Print the material below exactly as it stands, please, from its first line to the line holding "const xMinorTicks = [2, 6, 10, 14, 18];", with no pictures.

____________________

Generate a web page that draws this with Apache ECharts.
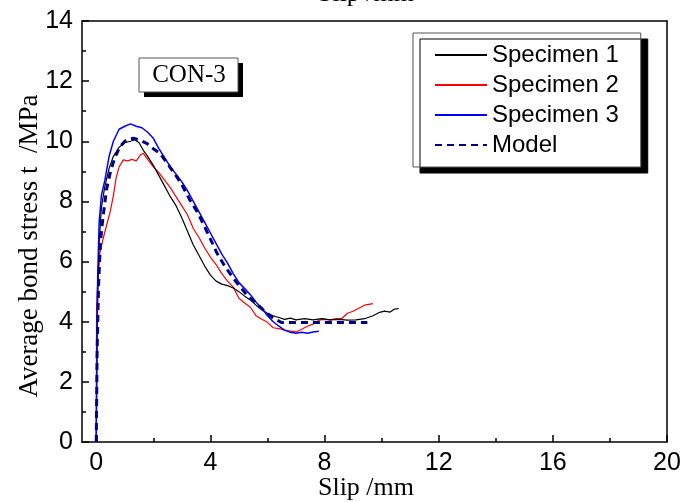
<!DOCTYPE html>
<html><head><meta charset="utf-8">
<script src="https://cdn.jsdelivr.net/npm/echarts@6/dist/echarts.min.js"></script>
<style>html,body{margin:0;padding:0;background:#fff}#c{width:680px;height:502px}</style>
</head><body><div id="c"></div>
<script>
// ---- data ----
const xTicks = [0, 4, 8, 12, 16, 20];
const xMinorTicks = [2, 6, 10, 14, 18];

const spec1X = [0, 0.02, 0.05, 0.1, 0.18, 0.3, 0.45, 0.6, 0.8, 1.0, 1.2, 1.35, 1.5, 1.65, 1.8, 2.0, 2.2, 2.4, 2.6, 2.8, 3.0, 3.2, 3.4, 3.6, 3.8, 4.0, 4.2, 4.4, 4.6, 4.8, 5.0, 5.2, 5.4, 5.6, 5.8, 6.0, 6.2, 6.4, 6.6, 6.8, 7.0, 7.3, 7.6, 7.9, 8.2, 8.5, 8.8, 9.1, 9.4, 9.7, 9.9, 10.1, 10.3, 10.45, 10.6];
const spec1Y = [0, 2.5, 4.8, 6.6, 7.8, 8.5, 9.1, 9.5, 9.8, 9.95, 10.0, 10.05, 9.95, 9.7, 9.5, 9.2, 8.85, 8.5, 8.15, 7.85, 7.45, 7.0, 6.55, 6.2, 5.85, 5.55, 5.35, 5.25, 5.2, 5.12, 5.0, 4.85, 4.72, 4.55, 4.4, 4.28, 4.2, 4.14, 4.08, 4.12, 4.06, 4.1, 4.06, 4.1, 4.06, 4.08, 4.05, 4.06, 4.1, 4.2, 4.3, 4.35, 4.32, 4.42, 4.44];

const spec2X = [0, 0.01, 0.05, 0.13, 0.25, 0.36, 0.5, 0.6, 0.7, 0.8, 0.95, 1.1, 1.25, 1.4, 1.55, 1.65, 1.8, 2.0, 2.2, 2.4, 2.6, 2.8, 3.0, 3.2, 3.4, 3.6, 3.8, 4.0, 4.2, 4.4, 4.6, 4.8, 5.0, 5.2, 5.4, 5.6, 5.8, 6.0, 6.2, 6.4, 6.6, 6.8, 7.0, 7.2, 7.4, 7.6, 7.8, 8.0, 8.2, 8.4, 8.6, 8.8, 9.0, 9.2, 9.4, 9.7];
const spec2Y = [0, 4.5, 5.3, 6.3, 6.8, 7.2, 7.7, 8.2, 8.8, 9.15, 9.38, 9.35, 9.4, 9.35, 9.55, 9.6, 9.4, 9.15, 8.95, 8.7, 8.45, 8.15, 7.85, 7.55, 7.1, 6.8, 6.45, 6.15, 5.9, 5.6, 5.35, 5.15, 4.78, 4.62, 4.48, 4.2, 4.08, 3.98, 3.8, 3.77, 3.72, 3.69, 3.66, 3.75, 3.85, 3.92, 4.05, 4.08, 4.06, 4.1, 4.1, 4.28, 4.35, 4.45, 4.55, 4.6];

const spec3X = [0, 0.02, 0.05, 0.1, 0.18, 0.3, 0.45, 0.6, 0.8, 1.0, 1.2, 1.4, 1.6, 1.8, 2.0, 2.2, 2.4, 2.6, 2.8, 3.0, 3.2, 3.4, 3.6, 3.8, 4.0, 4.2, 4.4, 4.6, 4.8, 5.0, 5.2, 5.4, 5.6, 5.8, 6.0, 6.2, 6.4, 6.6, 6.8, 7.0, 7.2, 7.4, 7.6, 7.8];
const spec3Y = [0, 3.0, 5.5, 7.3, 8.2, 8.7, 9.5, 10.0, 10.4, 10.5, 10.58, 10.5, 10.45, 10.3, 10.1, 9.75, 9.45, 9.15, 8.9, 8.65, 8.35, 8.0, 7.65, 7.3, 6.95, 6.6, 6.25, 5.95, 5.6, 5.3, 5.1, 4.9, 4.65, 4.45, 4.2, 4.0, 3.85, 3.72, 3.65, 3.62, 3.65, 3.62, 3.66, 3.68];

const modelX = [0, 0.03, 0.08, 0.15, 0.24, 0.36, 0.5, 0.65, 0.83, 1.0, 1.15, 1.3, 1.5, 1.77, 2.0, 2.23, 2.5, 2.82, 3.0, 3.28, 3.57, 3.8, 4.0, 4.22, 4.5, 4.92, 5.27, 5.62, 5.9, 6.2, 6.5, 7.0, 7.5, 8.0, 8.5, 9.0, 9.5];
const modelY = [0, 3.0, 5.2, 6.7, 7.5, 8.4, 9.0, 9.45, 9.82, 10.0, 10.08, 10.1, 10.05, 9.93, 9.75, 9.6, 9.25, 8.82, 8.55, 8.05, 7.6, 7.15, 6.75, 6.3, 5.85, 5.3, 4.9, 4.6, 4.35, 4.12, 3.97, 3.97, 3.97, 3.97, 3.97, 3.97, 3.97];

const seriesNames = ['Specimen 1', 'Specimen 2', 'Specimen 3', 'Model'];
const xTitle = 'Slip /mm';
const yTitle = 'Average bond stress t  /MPa';
const panelLabel = 'CON-3';
// ---------------

const zip = (xs, ys) => xs.map((x, i) => [x, ys[i]]);
const sans = 'Liberation Sans';
const serif = 'Liberation Serif';

const chart = echarts.init(document.getElementById('c'), null, {renderer: 'canvas'});
chart.setOption({
  animation: false,
  backgroundColor: '#fff',
  grid: {left: 82, right: 13, top: 21, bottom: 60, containLabel: false, outerBoundsMode: 'none'},
  xAxis: [
    {type: 'value', position: 'bottom', min: -0.5, max: 20,
     axisLine: {show: true, onZero: false, lineStyle: {color: '#000', width: 1.5}},
     axisTick: {show: true, inside: true, length: 7, customValues: xTicks, lineStyle: {color: '#000', width: 1.5}},
     axisLabel: {customValues: xTicks, fontFamily: sans, fontSize: 25, color: '#000', margin: 9},
     splitLine: {show: false}},
    {type: 'value', position: 'bottom', min: -0.5, max: 20,
     axisLine: {show: false, onZero: false},
     axisTick: {show: true, inside: true, length: 4, customValues: xMinorTicks, lineStyle: {color: '#000', width: 1.5}},
     axisLabel: {show: false}, splitLine: {show: false}},
    {type: 'value', position: 'top', min: -0.5, max: 20,
     axisLine: {show: true, onZero: false, lineStyle: {color: '#000', width: 1.5}},
     axisTick: {show: false}, axisLabel: {show: false}, splitLine: {show: false}}
  ],
  yAxis: [
    {type: 'value', position: 'left', min: 0, max: 14, interval: 2,
     axisLine: {show: true, onZero: false, lineStyle: {color: '#000', width: 1.5}},
     axisTick: {show: true, inside: true, length: 7, lineStyle: {color: '#000', width: 1.5}},
     minorTick: {show: true, splitNumber: 2, length: 4, lineStyle: {color: '#000', width: 1.5}},
     axisLabel: {fontFamily: sans, fontSize: 25, color: '#000', margin: 9},
     splitLine: {show: false}},
    {type: 'value', position: 'right', min: 0, max: 14,
     axisLine: {show: true, onZero: false, lineStyle: {color: '#000', width: 1.5}},
     axisTick: {show: false}, axisLabel: {show: false}, splitLine: {show: false}}
  ],
  legend: {
    orient: 'vertical', left: 413, top: 33,
    padding: [10, 22, 10, 21],
    itemWidth: 52, itemHeight: 14, itemGap: 6,
    backgroundColor: '#fff', borderColor: '#555', borderWidth: 1,
    shadowColor: '#000', shadowBlur: 0, shadowOffsetX: 7, shadowOffsetY: 6,
    itemStyle: {opacity: 0},
    textStyle: {fontFamily: sans, fontSize: 24, lineHeight: 23, color: '#000'},
    data: seriesNames
  },
  series: [
    {name: seriesNames[0], type: 'line', data: zip(spec1X, spec1Y), symbol: 'none', showSymbol: false,
     lineStyle: {color: '#000', width: 1.2}, itemStyle: {color: '#000'}, z: 3},
    {name: seriesNames[1], type: 'line', data: zip(spec2X, spec2Y), symbol: 'none', showSymbol: false,
     lineStyle: {color: '#ff0000', width: 1.2}, itemStyle: {color: '#ff0000'}, z: 2},
    {name: seriesNames[2], type: 'line', data: zip(spec3X, spec3Y), symbol: 'none', showSymbol: false,
     lineStyle: {color: '#0000ff', width: 1.5}, itemStyle: {color: '#0000ff'}, z: 4},
    {name: seriesNames[3], type: 'line', data: zip(modelX, modelY), symbol: 'none', showSymbol: false,
     lineStyle: {color: '#000080', width: 3, type: [7, 5]}, itemStyle: {color: '#000080'}, z: 5}
  ],
  graphic: [
    {type: 'rect', shape: {x: 144, y: 63, width: 99, height: 34}, style: {fill: '#000'}, z: 10},
    {type: 'rect', shape: {x: 139, y: 58, width: 99, height: 34}, style: {fill: '#fff', stroke: '#555', lineWidth: 1}, z: 11},
    {type: 'text', x: 189, y: 75, z: 12,
     style: {text: panelLabel, fontFamily: serif, fontSize: 25, fill: '#000', align: 'center', verticalAlign: 'middle'}},
    {type: 'text', x: 366, y: 488, z: 12,
     style: {text: xTitle, fontFamily: serif, fontSize: 26, fill: '#000', align: 'center', verticalAlign: 'middle'}},
    {type: 'text', x: 366, y: -6, z: 12,
     style: {text: xTitle, fontFamily: serif, fontSize: 26, fill: '#000', align: 'center', verticalAlign: 'middle'}},
    {type: 'text', x: 30, y: 246, rotation: Math.PI / 2, z: 12,
     style: {text: yTitle, fontFamily: serif, fontSize: 27, fill: '#000', align: 'center', verticalAlign: 'middle'}}
  ]
});
</script>
</body></html>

____________________

ANSWER FOR THIS EXERCISE
Generate a web page that draws this with Apache ECharts.
<!DOCTYPE html>
<html><head><meta charset="utf-8">
<script src="https://cdn.jsdelivr.net/npm/echarts@6/dist/echarts.min.js"></script>
<style>html,body{margin:0;padding:0;background:#fff}#c{width:680px;height:502px}</style>
</head><body><div id="c"></div>
<script>
// ---- data ----
const xTicks = [0, 4, 8, 12, 16, 20];
const xMinorTicks = [2, 6, 10, 14, 18];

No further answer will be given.